Well, the key difference for UBS over that period was this development went from being something that we only looked at in a few key western cities, such as New York, London and Zurich, to being something we did in cities that were smaller, but where we still had a strong affinity with art, like Frankfurt. Now it’s not even a question of whether or not we put art into every office, even in places where there isn’t a developed art world, because it’s now become a fundamental part of the culture. This is not just something that we do for a few clients in a few big metro areas where our clients are. It is embedded into the culture of the bank everywhere. This art is hung where everybody works and we invite them to events, such as Art Basel and exhibitions of our projects with Annie Leibovitz. So it isn’t just a marketing campaign. It is part of the character of the organisation and there are not many topics that can do that. I don’t think you could do that with orchestral music, for example, or racing cars, or a number of other things. So, from that perspective, I think it’s something that a lot of other organisations would find useful.

What is your advice to other corporates interested in supporting art or building a corporate collection?

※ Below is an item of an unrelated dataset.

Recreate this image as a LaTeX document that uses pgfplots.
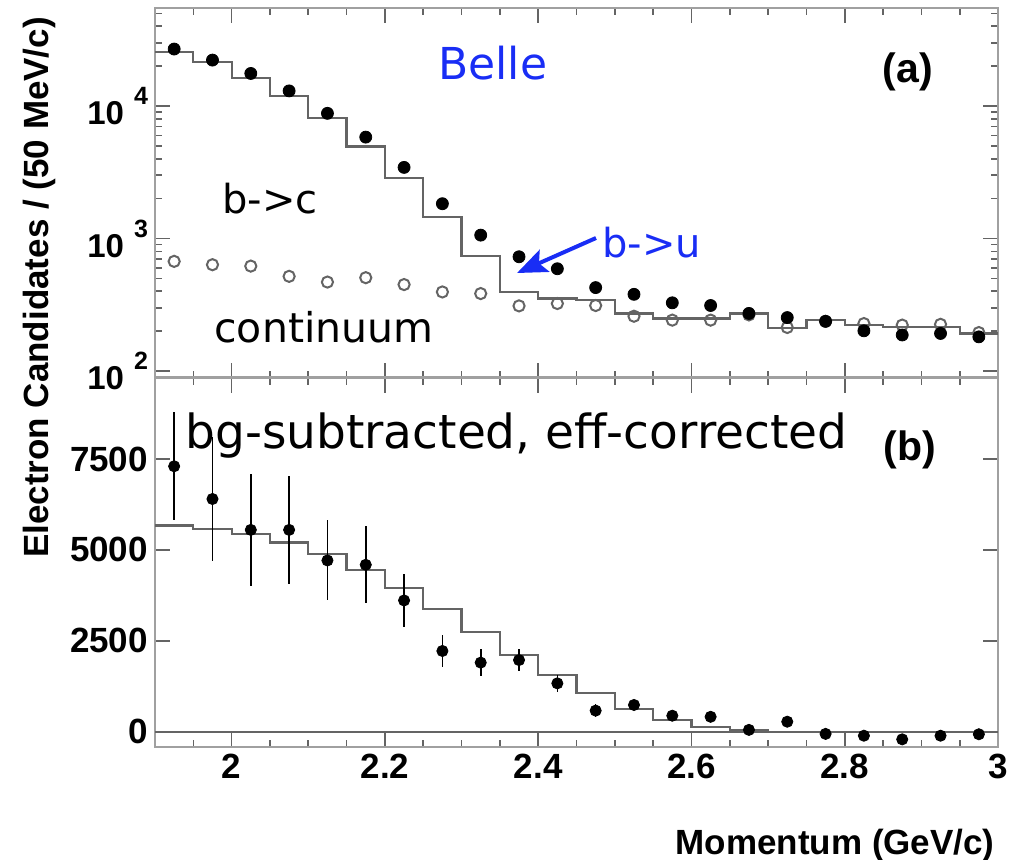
\documentclass[border=0pt]{standalone}
\usepackage{pgfplots}
\pgfplotsset{compat=1.18}
\usepackage{fontspec}
\setmainfont{Liberation Sans}
\newfontfamily\handfont{DejaVu Sans}
\usetikzlibrary{arrows.meta}

\definecolor{annblue}{RGB}{25,45,245}
\definecolor{framegray}{RGB}{160,160,160}
\definecolor{histgray}{RGB}{100,100,100}

\newcommand{\ticklab}{\fontsize{17.5}{18}\selectfont\bfseries}
\newcommand{\decade}[1]{{\fontsize{16.5}{17}\selectfont\bfseries 10}\hspace{5pt}\raisebox{10pt}{\fontsize{12.5}{12}\selectfont\bfseries #1}}

% electron momentum spectrum, 50 MeV/c bins
\pgfplotstableread{
x      y
1.90   25600
1.95   21500
2.00   16300
2.05   11900
2.10   8070
2.15   4940
2.20   2860
2.25   1446
2.30   736
2.35   395
2.40   352
2.45   342
2.50   272
2.55   249
2.60   249
2.65   272
2.70   210
2.75   242
2.80   222
2.85   215
2.90   215
2.95   192
3.00   192
}\bcmodel

\pgfplotstableread{
x      y
1.925  26900
1.975  22200
2.025  17600
2.075  13000
2.125  8800
2.175  5820
2.225  3440
2.275  1830
2.325  1060
2.375  728
2.425  591
2.475  426
2.525  379
2.575  327
2.625  312
2.675  272
2.725  253
2.775  237
2.825  201
2.875  187
2.925  192
2.975  181
}\onres

\pgfplotstableread{
x      y
1.925  672
1.975  634
2.025  619
2.075  518
2.125  469
2.175  506
2.225  449
2.275  395
2.325  384
2.375  310
2.425  323
2.475  312
2.525  259
2.575  242
2.625  242
2.675  265
2.725  213
2.775  237
2.825  228
2.875  222
2.925  225
2.975  195
}\continuum

\pgfplotstableread{
x      y
1.90   5671
1.95   5572
2.00   5443
2.05   5204
2.10   4892
2.15   4452
2.20   3948
2.25   3378
2.30   2736
2.35   2112
2.40   1561
2.45   1057
2.50   616
2.55   322
2.60   138
2.65   47
2.70   0
2.75   0
2.80   0
2.85   0
2.90   0
2.95   0
3.00   0
}\bumodel

\pgfplotstableread{
x      y      e
1.925  7300   1480
1.975  6400   1700
2.025  5550   1540
2.075  5550   1480
2.125  4710   1100
2.175  4590   1060
2.225  3610   740
2.275  2220   450
2.325  1900   370
2.375  1970   310
2.425  1330   230
2.475  580    170
2.525  735    150
2.575  440    120
2.625  410    130
2.675  50     100
2.725  275    110
2.775  -60    80
2.825  -110   70
2.875  -210   60
2.925  -110   60
2.975  -70    60
}\subtracted

\pgfplotsset{
  panel/.style={
    scale only axis,
    width=421.5pt, height=184.75pt,
    anchor=south west,
    xmin=1.9, xmax=3,
    xtick={2,2.2,2.4,2.6,2.8,3},
    minor xtick={1.95,2.05,2.1,2.15,2.25,2.3,2.35,2.45,2.5,2.55,2.65,2.7,2.75,2.85,2.9,2.95},
    tick align=inside,
    major tick length=7.5pt,
    minor tick length=3.5pt,
    axis line style={framegray, line width=1.1pt},
    tick style={histgray, line width=0.8pt},
    tick label style={font=\ticklab},
  },
}

\begin{document}
\begin{tikzpicture}
\path[use as bounding box] (0,0) rectangle (510pt,429.5pt);

% (a) raw spectrum, log scale
\begin{axis}[panel,
  at={(77.5pt,240.75pt)},
  ymode=log, ymin=89.3, ymax=54900,
  ytick={100,1000,10000},
  yticklabels={\decade{2},\decade{3},\decade{4}},
  minor ytick={200,300,400,500,600,700,800,900,2000,3000,4000,5000,6000,7000,8000,9000,20000,30000,40000,50000},
  xticklabels={},
]
\addplot[const plot, histgray, line width=1.1pt] table[x=x,y=y] {\bcmodel};
\addplot[only marks, mark=o, mark size=2.8pt, mark options={draw=histgray, line width=1pt}] table[x=x,y=y] {\continuum};
\addplot[only marks, mark=*, mark size=3pt, black] table[x=x,y=y] {\onres};
\end{axis}

% (b) background-subtracted, efficiency-corrected
\begin{axis}[panel,
  at={(77.5pt,56pt)},
  ymin=-421, ymax=9741,
  ytick={0,2500,5000,7500},
  yticklabels={0,2500,5000,7500},
  xticklabels={2,2.2,2.4,2.6,2.8,3},
]
\addplot[histgray, line width=0.8pt] coordinates {(1.9,0) (3,0)};
\addplot[const plot, histgray, line width=1.1pt] table[x=x,y=y] {\bumodel};
\addplot[only marks, mark=*, mark size=2.8pt, black,
  error bars/.cd, y dir=both, y explicit, error mark=none,
  error bar style={line width=0.8pt, black}]
  table[x=x,y=y,y error=e] {\subtracted};
\end{axis}

% labels and annotations
\node[rotate=90, font=\fontsize{17.5}{18}\selectfont\bfseries] at (19.5pt,285.75pt) {Electron Candidates / (50 MeV/c)};
\node[anchor=base east, font=\fontsize{17.5}{18}\selectfont\bfseries, inner sep=0pt] at (497.5pt,2.5pt) {Momentum (GeV/c)};

\node[font=\fontsize{20.5}{21}\selectfont\bfseries] at (454pt,393.5pt) {(a)};
\node[font=\fontsize{20.5}{21}\selectfont\bfseries] at (455pt,204.5pt) {(b)};

\node[anchor=base west, inner sep=0pt, text=annblue, font=\handfont\fontsize{22}{22}\selectfont] at (219pt,389.5pt) {Belle};
\node[anchor=base west, inner sep=0pt, font=\handfont\fontsize{20}{20}\selectfont] at (111pt,323pt) {b->c};
\node[anchor=base west, inner sep=0pt, font=\handfont\fontsize{20.5}{21}\selectfont] at (107pt,258.5pt) {continuum};
\node[anchor=base west, inner sep=0pt, text=annblue, font=\handfont\fontsize{20}{20}\selectfont] at (301pt,301pt) {b->u};
\node[anchor=base west, inner sep=0pt, font=\handfont\fontsize{23.5}{24}\selectfont] at (92.5pt,205.5pt) {bg-subtracted, eff-corrected};

\draw[annblue, line width=2pt, -{Stealth[length=15pt, width=12pt, inset=3pt]}] (298pt,310.5pt) -- (258.5pt,293pt);
\end{tikzpicture}
\end{document}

I would say make sure that you have specific rules about how you collect, so that it doesn’t simply become a confused group of things. It’s also important to put somebody in charge of it to ensure it’s looked after and actually displayed in a meaningful way. Really try and engage one Senior Manager to be the person who leads it – whether they’re already in love with art or not yet – so that the rest of the employees go with it and see it as an example to follow, because it makes a huge difference if it’s driven from the top of the organisation.
Thank you very much.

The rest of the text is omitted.